Reflection can form part of your CPD and we use reflection as an example of work-based learning in our advice on what activities count as CPD.

If you participate in reflection, the notes you keep about your reflection can be submitted as evidence in a CPD audit. If you are including reflective practice with your CPD profile, you must make sure that you remember to keep information about your service users confidential.

Reflection when things go wrong

To be effective, reflection requires you and your colleagues to be open and honest with each other, without fear of being blamed. This is particularly important if something has gone wrong, or not as expected. Taking time to reflect can help you to identify what went wrong and why, and what steps can be taken to prevent the issues from happening again

To support you to be open and honest, we would not require you to provide your personal written reflections when investigating a fitness to practise concern about you, although you could share those reflections with us if you wanted to.   

Sharing your reflections with us may help to demonstrate your insights into what went wrong and any steps you have taken, or plan to take, to reduce the impact of these concerns or prevent them from happening again. If you decided to share your reflective notes with us, this will be subject to our data governance policies relating to CPD or to FTP.

Before sharing information with us, you may want to seek out advice, for example:

  • Your professional body or your trade union: Many trade unions and professional bodies offer advice to their members on employment issues or will be able to provide you with other resources.
  • Our registrant hub includes wellness resources
  • Seeking independent legal advice
  • A staff representative or someone you trust at your workplace

Reflection requires honesty and self-critical assessment, but it shouldn’t be a punitive exercise. While you can improve your practice and outcomes for service users by focusing on things which have gone wrong, you need to also be kind to yourself in the process.

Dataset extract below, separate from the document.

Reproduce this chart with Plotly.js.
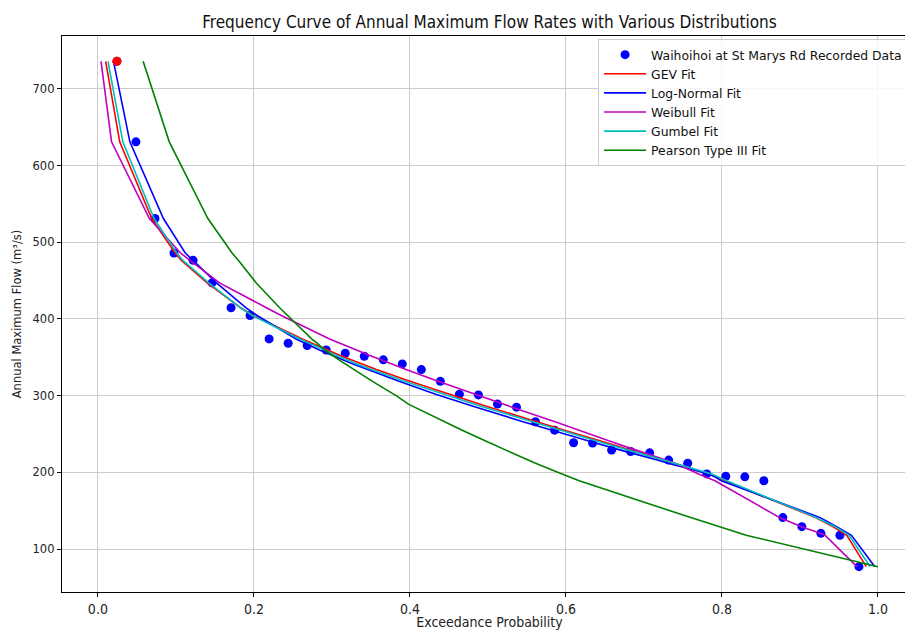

Well-meaning reflection can soon become negative, if approached in the wrong way. Reflection should focus on what is in your control, rather than replaying past mistakes. It should leave you feeling positive and hopeful, rather than negative about your own abilities. If you find yourself coming back to a negative event over and over again, you should consider speaking to someone for support. Remember to check the HCPC’s registrant wellbeing resources and to check what materials your professional body may have.